Hah, well, these days most of my time goes into exclaiming “what is that in your mouth?!?” or “why are you bumping your head repeatedly against that wall?!?” as my son learns to walk and explores our home.
Outside of keeping a toddler from swallowing who knows what and stopping him from getting into electrical outlets, I'm a huge fan of horror films, and love following all the latest on indie projects and crowd-funded movies. The Void was the big one I'd been anticipating for years, and I wasn't disappointed by its portrayal of a Call Of Cthulhu roleplaying scenario in movie form.
On a similar note, gaming is probably next biggest passion as I work to build a collection of everything from classic old pen and paper systems like Earthdawn to newer entries like Shadow Of The Demon Lord.
What’s your next project? Any upcoming book secrets you care to reveal?
Light Dawning spent a very long time in the gestation and creation stages, originally starting in late 2015, so I'm excited to get onto something else finally. I'm really in need of a sort of “palette cleanser” that lets me explore other styles of writing, so I'm doing something way outside my comfort zone and putting together a collection of horror-themed erotica coming out towards the end of the year. I realize that's not going to be for everyone though, so no hard feelings if anyone who loved Empty or Light Dawning passes on that anthology.
After that I'm diving into a new full-length novel exploring an action-packed, dystopian noir future.
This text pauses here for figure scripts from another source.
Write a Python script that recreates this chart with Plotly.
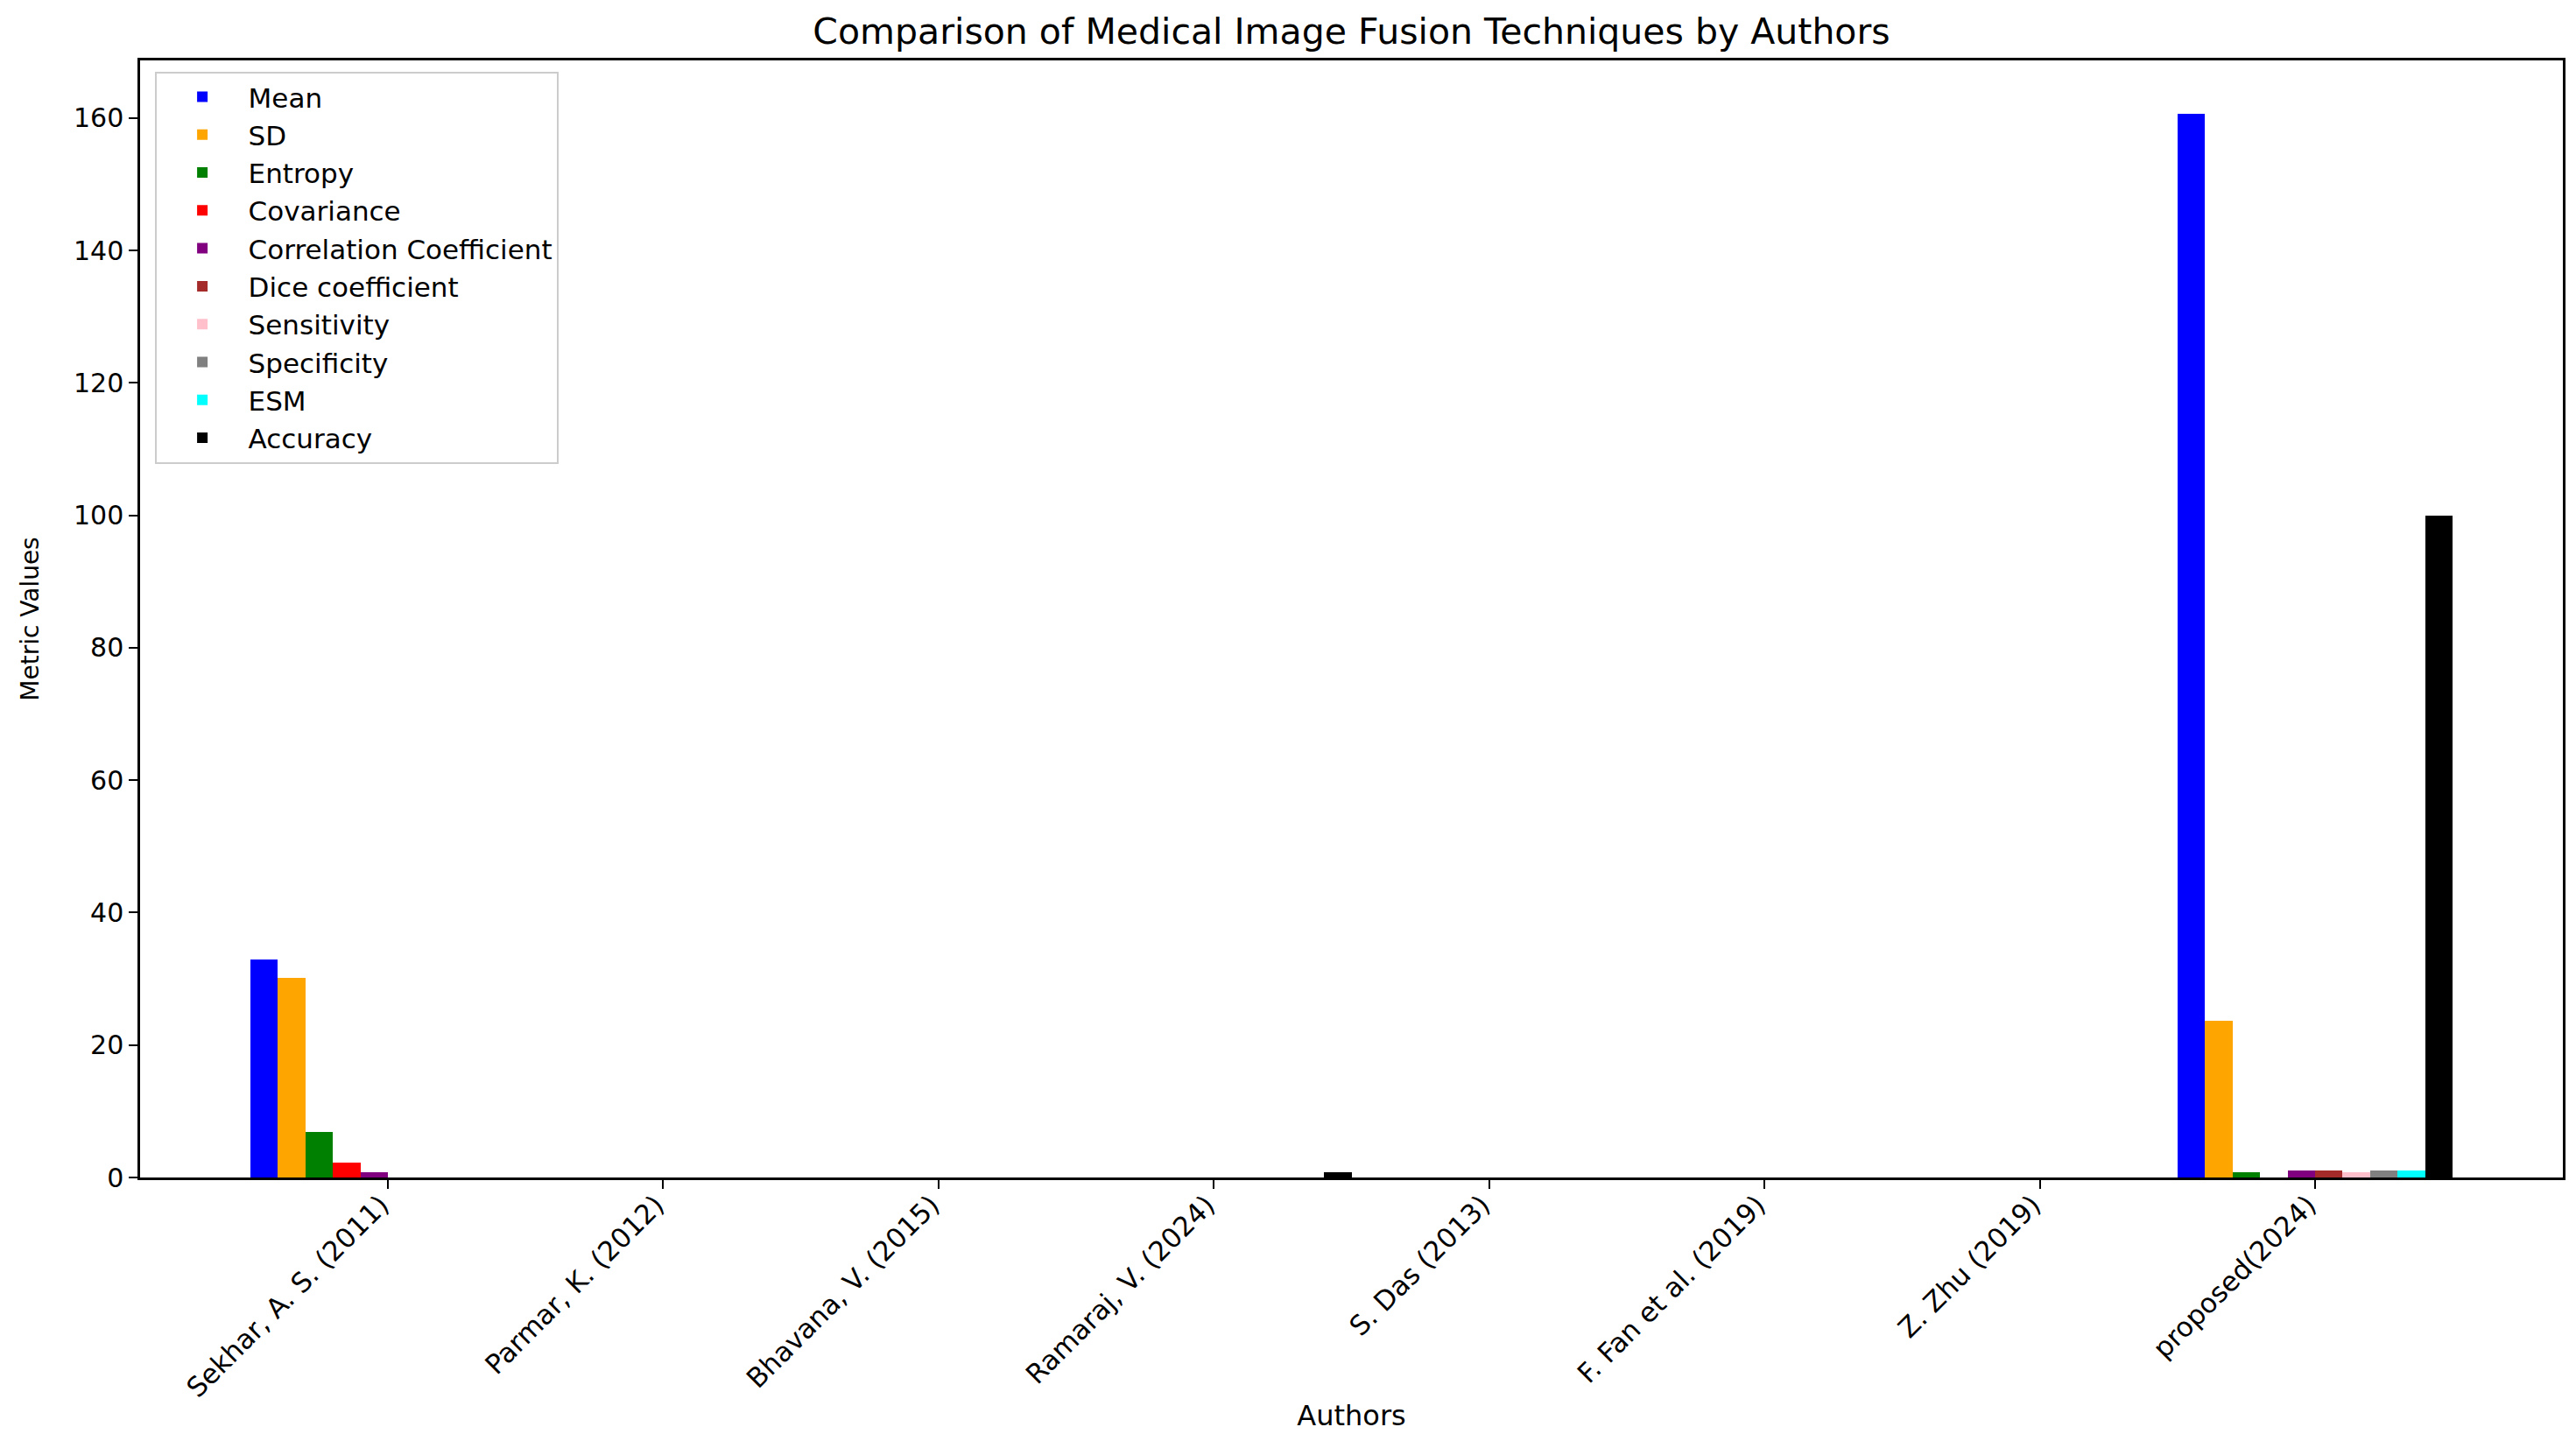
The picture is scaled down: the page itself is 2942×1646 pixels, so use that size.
import plotly.graph_objects as go

authors = ["Sekhar, A. S. (2011)", "Parmar, K. (2012)", "Bhavana, V. (2015)",
           "Ramaraj, V. (2024)", "S. Das (2013)", "F. Fan et al. (2019)",
           "Z. Zhu (2019)", "proposed(2024)"]

metrics = ["Mean", "SD", "Entropy", "Covariance", "Correlation Coefficient",
           "Dice coefficient", "Sensitivity", "Specificity", "ESM", "Accuracy"]

colors = ["blue", "orange", "green", "red", "purple",
          "brown", "pink", "gray", "cyan", "black"]

# one list per metric, one value per author (None = not reported)
mean = [32.9, None, None, None, None, None, None, 160.7]
sd = [30.1, None, None, None, None, None, None, 23.7]
entropy = [6.9, None, None, None, None, None, None, 0.8]
covariance = [2.2, None, None, None, None, None, None, None]
corr_coef = [0.85, None, None, None, None, None, None, 1.1]
dice = [None, None, None, None, None, None, None, 1.1]
sensitivity = [None, None, None, None, None, None, None, 0.8]
specificity = [None, None, None, None, None, None, None, 1.1]
esm = [None, None, None, None, None, None, None, 1.1]
accuracy = [None, None, None, 0.8, None, None, None, 99.9]

series = [mean, sd, entropy, covariance, corr_coef, dice,
          sensitivity, specificity, esm, accuracy]

FONT = "DejaVu Sans"

fig = go.Figure()
for name, vals, col in zip(metrics, series, colors):
    fig.add_trace(go.Bar(x=authors, y=vals, name=name,
                         marker=dict(color=col, line=dict(width=0)),
                         legendgroup=name))

axis_common = dict(showline=True, linecolor="black", linewidth=2.5, mirror=True,
                   ticks="outside", ticklen=10, tickwidth=2, tickcolor="black",
                   showgrid=False, zeroline=False, automargin=False)

# the page adds an 8px body margin, so the figure is a bit smaller than the window
fig.update_layout(
    width=2934, height=1638,
    margin=dict(l=152, r=15, t=61, b=301),
    paper_bgcolor="white", plot_bgcolor="white",
    barmode="group", bargap=0, bargroupgap=0,
    title=dict(text="Comparison of Medical Image Fusion Techniques by Authors",
               x=0.5, xref="paper", xanchor="center",
               y=1 - 28 / 1638, yref="container", yanchor="middle",
               font=dict(family=FONT, size=41, color="black")),
    legend=dict(x=0.006, y=0.99, xanchor="left", yanchor="top",
                bgcolor="white", bordercolor="#cccccc", borderwidth=2,
                font=dict(family=FONT, size=31, color="black"),
                itemwidth=95, tracegroupgap=0),
    font=dict(family=FONT, size=30, color="black"),
)

fig.update_xaxes(**axis_common, tickangle=-45, range=[-0.9, 7.9],
                 ticklabelstandoff=-12, ticklabelshift=-8,
                 tickfont=dict(family=FONT, size=31, color="black"),
                 title=dict(text="Authors", standoff=4,
                            font=dict(family=FONT, size=32, color="black")))
fig.update_yaxes(**axis_common, range=[0, 168.7], dtick=20,
                 tickfont=dict(family=FONT, size=30, color="black"),
                 title=dict(text="Metric Values", standoff=32,
                            font=dict(family=FONT, size=28, color="black")))

fig.write_html("out.html")
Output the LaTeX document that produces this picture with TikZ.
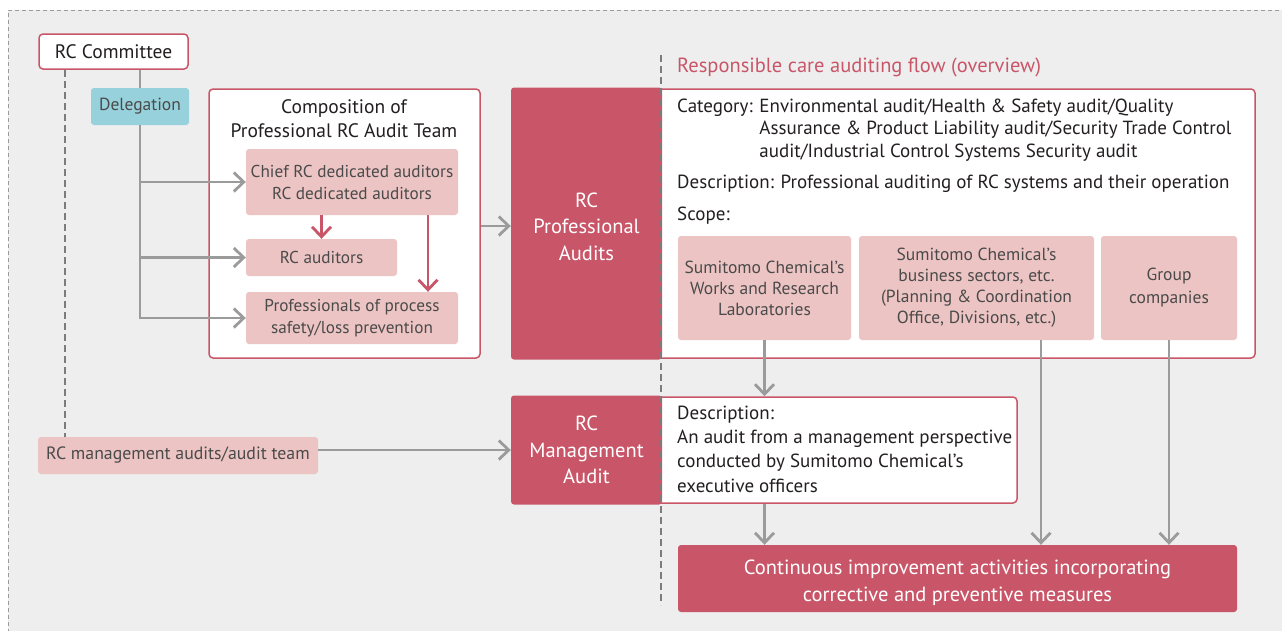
\documentclass[tikz,border=0pt]{standalone}
\usepackage{fontspec}
\setmainfont{PT Sans}
\usetikzlibrary{arrows.meta}
\definecolor{rcred}{HTML}{C95668}
\definecolor{rcpink}{HTML}{EDC4C4}
\definecolor{rcteal}{HTML}{97D1DB}
\definecolor{rcgray}{HTML}{9B9B9B}
\definecolor{rcback}{HTML}{EEEEEE}
\definecolor{rctext}{HTML}{231F20}
\definecolor{rcdark}{HTML}{4A4A4A}
\newcommand{\rcfont}[2]{\fontsize{#1}{#2}\selectfont}
\tikzset{
  redbox/.style={fill=rcred, text=white, rounded corners=3pt, align=center, inner sep=0pt, font=\rcfont{20.5}{26.5}},
  pinkbox/.style={fill=rcpink, text=rcdark, rounded corners=3pt, align=center, inner sep=0pt, font=\rcfont{17.2}{22}},
  linebox/.style={draw=rcred, fill=white, line width=1.5pt, rounded corners=4pt, inner sep=0pt, text=rctext},
  plain/.style={inner sep=0pt, text=rctext, align=left, font=\rcfont{19}{22.5}},
  flow/.style={draw=rcgray, line width=2.8pt, -{Straight Barb[length=10pt,width=19pt]}},
  redflow/.style={draw=rcred, line width=2.8pt, -{Straight Barb[length=10pt,width=19pt]}},
  guide/.style={draw=rcgray!80!black, line width=1.2pt, dash pattern=on 7pt off 4pt},
}
\begin{document}
\begin{tikzpicture}[x=1pt,y=-1pt]
\useasboundingbox (0,0) rectangle (1282,630);
\fill[rcback] (8,10) rectangle (1295,640);
\draw[rcgray, line width=0.8pt, dash pattern=on 4pt off 3pt] (8,640) -- (8,10) -- (1295,10);
% left side: committee and audit team
\node[linebox, minimum width=149, minimum height=35, font=\rcfont{19.5}{22}] (committee) at (113.5,51.5) {RC Committee};
\node[fill=rcteal, text=rcdark, rounded corners=3pt, inner sep=0pt, minimum width=98, minimum height=37, font=\rcfont{17.5}{22}] (deleg) at (140,106.5) {Delegation};
\node[linebox, minimum width=271, minimum height=269] (team) at (344.5,223.5) {};
\node[plain, align=center, font=\rcfont{19.5}{24}] (teamtitle) at (344,119) {Composition of\\Professional RC Audit Team};
\node[pinkbox, minimum width=212, minimum height=66] (chief) at (352,182) {Chief RC dedicated auditors\\RC dedicated auditors};
\node[pinkbox, minimum width=151, minimum height=37] (auditors) at (321.5,257.5) {RC auditors};
\node[pinkbox, minimum width=212, minimum height=52] (process) at (352,318) {Professionals of process\\safety/loss prevention};
\node[pinkbox, minimum width=280, minimum height=37, font=\rcfont{17.8}{22}] (mgmtteam) at (178,455.5) {RC management audits/audit team};
\coordinate (guidetop) at (65,70);
\draw[guide] (guidetop) -- (guidetop |- mgmtteam.north);
\draw[rcgray, line width=2.8pt] (committee.south -| deleg) -- (deleg.north);
\draw[flow] (deleg.south) |- (process.west);
\draw[flow] (deleg.south |- chief.west) -- (chief.west);
\draw[flow] (deleg.south |- auditors.west) -- (auditors.west);
\draw[redflow] (chief.south -| auditors) -- (auditors.north);
\draw[redflow] ([xshift=76pt]chief.south) -- ([xshift=76pt]process.north);
% right side: auditing flow
\node[linebox, minimum width=655, minimum height=269] (profinfo) at (927.5,223.5) {};
\node[redbox, minimum width=151, minimum height=272, text height=74pt] (profaudit) at (586.5,223.5) {RC\\Professional\\Audits};
\draw[flow] (team.east |- 0,226) -- (profaudit.west |- 0,226);
\node[plain, anchor=base west, text=rcred, font=\rcfont{20.5}{22}] (flowtitle) at (677,72) {Responsible care auditing flow (overview)};
\node[plain, anchor=base west] (category) at (677,157) {Category: Environmental audit/Health \& Safety audit/Quality\\
  \hphantom{Category: }Assurance \& Product Liability audit/Security Trade Control\\
  \hphantom{Category: }audit/Industrial Control Systems Security audit};
\node[plain, anchor=base west] (profdesc) at (677,188) {Description: Professional auditing of RC systems and their operation};
\node[plain, anchor=base west] (scope) at (677,220) {Scope:};
\node[pinkbox, minimum width=173, minimum height=104, font=\rcfont{17.5}{21}] (works) at (764.5,288) {Sumitomo Chemical’s\\Works and Research\\Laboratories};
\node[pinkbox, minimum width=235, minimum height=104, font=\rcfont{17.5}{21}] (sectors) at (976.5,288) {Sumitomo Chemical’s\\business sectors, etc.\\(Planning \& Coordination\\Office, Divisions, etc.)};
\node[pinkbox, minimum width=136, minimum height=104, font=\rcfont{17.5}{23}] (group) at (1169,288) {Group\\companies};
\node[linebox, minimum width=417, minimum height=106] (mgmtinfo) at (808.5,450) {};
\node[redbox, minimum width=151, minimum height=109] (mgmtaudit) at (586.5,450) {RC\\Management\\Audit};
\node[plain, anchor=base west, font=\rcfont{19}{24.3}] (mgmtdesc) at (677,492) {Description:\\An audit from a management perspective\\conducted by Sumitomo Chemical’s\\executive officers};
\node[redbox, minimum width=559, minimum height=67, text height=51pt, font=\rcfont{20.5}{27}] (improve) at (957.5,578.5) {Continuous improvement activities incorporating\\corrective and preventive measures};
\draw[flow] (mgmtteam.east |- mgmtaudit.west) -- (mgmtaudit.west);
\draw[flow] (works.south) -- (works.south |- mgmtinfo.north);
\draw[flow] (mgmtinfo.south -| works) -- (improve.north -| works);
\draw[flow] ([xshift=64.5pt]sectors.south) -- ([xshift=64.5pt]sectors.south |- improve.north);
\draw[flow] (group.south) -- (group.south |- improve.north);
\coordinate (splittop) at (661,55);
\coordinate (splitbot) at (661,605);
\draw[guide] (splittop) -- (splitbot);
\end{tikzpicture}
\end{document}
That book is going to be a wild ride, and I can't wait for details on that to finally become available. Looking further into the future, sequels to both of my previous books are absolutely in the works, so if you want to know what happened following Hansen's decision in Empty or need more of the grimdark world of Light Dawning, rest assured they are both coming.
Ty Arthur gets to meld his passions with his work while freelancing for the likes of Metalunderground.com and GameSkinny. His debut sci-fi / horror novella “Empty” was released in early 2016, with many more dark tales still to come. Arthur writes to exorcise his demons and lives in the cold, dark north with his amazing wife Megan and infant son Gannicus Picard.